Versetzen wir uns zurück in unsere Jugend und in das Zentrum der Pubertät: Wir taumeln, wissen nicht was und wer gut oder schlecht für uns ist und haben ein riesiges Problem mit unseren Eltern. In den meisten Familien sind Auseinandersetzungen und Streitigkeiten glücklicherweise temporär. Manchmal können Unverständnis und Ignoranz aber dazu führen, dass wir uns komplett abwenden und nur noch hasserfüllt in die Augen unserer Eltern blicken.
Hass, nichts als Hass – das empfindet Hubert für seine Mutter. Nicht nur stundenweise, sondern abgrundtief und über die ganze Zeit hinaus. Irgendwann hat Hubert’s Mutter Chantal, gespielt von Anne Dorval, die Nähe zu ihrem Sohn verloren. Schleichend und scheinbar unwiederruflich.
Das Filmdebüt „I Killed my Mother“ vom kanadischen Regisseur und Autor Xavier Dolan thematisiert wohl eine der emotionalsten Phasen unseres Lebens, eine Zeit des Unverständnisses und dem Gefühl der tiefen Ablehnung gegenüber der eigenen Familie. Dolan hat Verständnis für seinem Helden, nicht zuletzt weil er das Drehbuch zu „I killed my Mother“ mit 17 geschrieben hat und es daher teilweise autobiografisch ist. Mit 19 konnte er das Stück schließlich verfilmen, und zwar mit sich selbst in der Hauptrolle, mit einer gewissen Distanz zum Erlebten und dem wahnsinnigen Gefühlschaos, das er hautnah erleben musste.
Wir treffen im Film auf ein Wunderkind, das sich als Künstler und Literat sieht und das stets auf Unverständnis stößt.

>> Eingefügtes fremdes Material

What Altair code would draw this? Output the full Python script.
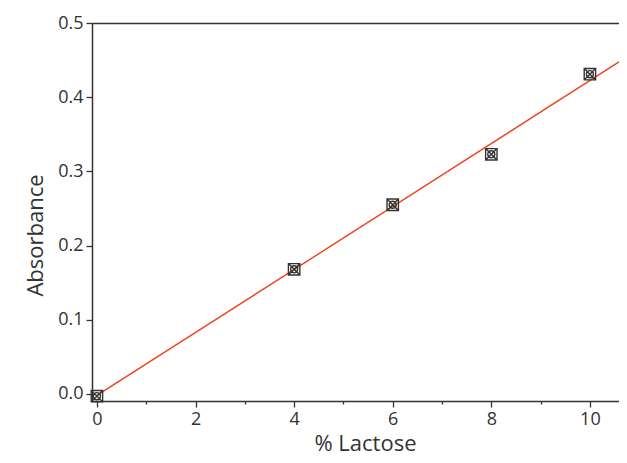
import altair as alt
import pandas as pd

# measured points
lactose = [0, 4, 6, 8, 10]
absorbance = [-0.003, 0.168, 0.255, 0.323, 0.431]

# linear fit line endpoints
fit_x = [0, 10.59]
fit_y = [-0.002, 0.4475]

x_ticks = list(range(0, 11))
y_ticks = [round(i * 0.05, 2) for i in range(0, 11)]

pts = pd.DataFrame({"x": lactose, "y": absorbance})
fit = pd.DataFrame({"x": fit_x, "y": fit_y})

FONT = "Open Sans"
INK = "#333333"

xscale = alt.Scale(domain=[-0.1, 10.59], nice=False, zero=False)
yscale = alt.Scale(domain=[-0.0095, 0.5], nice=False, zero=False)

xaxis = alt.Axis(
    title="% Lactose",
    values=x_ticks,
    labelExpr="datum.value % 2 === 0 ? datum.label : ''",
    tickSize={"condition": {"test": "datum.value % 2 === 0", "value": 6}, "value": 3},
    grid=False,
    titleX=273,
    titleY=49,
    titleBaseline="alphabetic",
    titleAlign="center",
)
yaxis = alt.Axis(
    title="Absorbance",
    values=y_ticks,
    format=".1f",
    labelExpr="round(datum.value * 20) % 2 === 0 ? datum.label : ''",
    tickSize={"condition": {"test": "round(datum.value * 20) % 2 === 0", "value": 6}, "value": 3},
    grid=False,
    titleX=-50,
    titleY=212,
    titleBaseline="alphabetic",
    titleAlign="center",
    titleAngle=270,
)
top_axis = alt.Axis(orient="top", title=None, labels=False, ticks=False, grid=False, domain=True)

line = alt.Chart(fit).mark_line(color="#f0401e", strokeWidth=1.4, clip=True).encode(
    x=alt.X("x:Q", scale=xscale, axis=xaxis),
    y=alt.Y("y:Q", scale=yscale, axis=yaxis),
)

marker_path = (
    "M-1,-1H1V1H-1Z"
    "M-1,-1L1,1M-1,1L1,-1"
    "M0.62,0A0.62,0.62 0 1,1 -0.62,0A0.62,0.62 0 1,1 0.62,0"
)
points = alt.Chart(pts).mark_point(
    shape=marker_path, size=130, filled=False, color=INK, strokeWidth=1.4, opacity=1
).encode(
    x=alt.X("x:Q", scale=xscale, axis=top_axis),
    y=alt.Y("y:Q", scale=yscale),
)

chart = (
    alt.layer(line, points)
    .resolve_axis(x="independent")
    .properties(
        width=527,
        height=378,
        autosize=alt.AutoSizeParams(type="none"),
        padding={"left": 84, "top": 15, "right": 0, "bottom": 54},
    )
    .configure_view(stroke=None)
    .configure_axis(
        domainColor=INK,
        domainWidth=1.5,
        tickColor=INK,
        tickWidth=1.3,
        labelFont=FONT,
        titleFont=FONT,
        labelFontSize=18,
        titleFontSize=22,
        labelColor=INK,
        titleColor=INK,
        titleFontWeight="normal",
        labelPadding=3,
    )
)

chart.save("out.html", embed_options={"renderer": "svg", "actions": False})
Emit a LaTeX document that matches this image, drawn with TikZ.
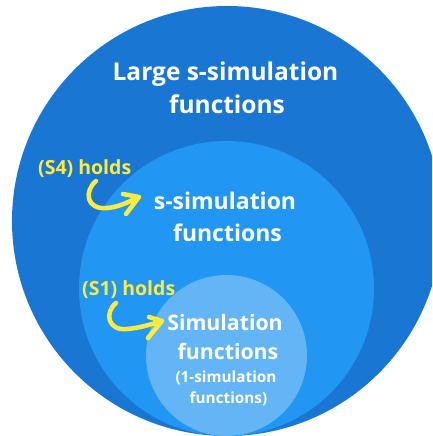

Auf ein Kind, das homosexuell ist und mit seiner familiären Herkunft einfach nicht klar kommt. Hass gegenüber seiner Mutter Chantal beschreibt das negative Gefühl von Hubert wahrscheinlich nicht einmal richtig, es geht tiefer, es ist Verachtung und Ekel. Sie quält ihn mit ihrer Art, mit ihrem schrecklichen Geschmack, ihrem Sonnenstudio-Zwang und ihrer beharrlichen Ignoranz ihm gegenüber.
Dass aber auch Eltern sich unverstanden fühlen können, zeigt eine sehr nachdenklich stimmende Szene im Film, in welcher Hubert seine Mutter anbrüllt, wütend wegläuft und sie fragt: „Was machst du, wenn ich heute sterben würde?“. Ein leises Antworten seiner Mama nimmt er nicht mehr wahr: „Dann sterbe ich morgen.“
Warum uns „I killed my Mother“ nicht abschreckt? Weil wir sicherlich froh sind, eine andere Jugend verlebt zu haben und aufatmen. Irgendwie aber auch, weil wir Verständnis mit Hubert haben, weil wir sein Gefühle nachvollziehen können, zwar temporär und sicherlich auch nicht mit einer solchen Tiefe und Härte, und weil wir uns aber dennoch irgendwie an unsere Pubertät erinnern können und das schreckliche Empfinden, nicht dazuzugehören und anders als unsere Eltern sein zu wollen, kennen.
Schaut euch das Filmdebüt von Xavier Dolan, welches bereits 2009 in Cannes vorgestellt und mit zahlreichen Preisen gekürt wurde, ab dem 3. Februar mal an und taucht in ein Drama ein, das wir hoffentlich alle nicht mit einer derartigen Härte selbst miterlebt haben, für das wir aber sehr wohl Mitleid und irgendwie Verständnis aufbringen können.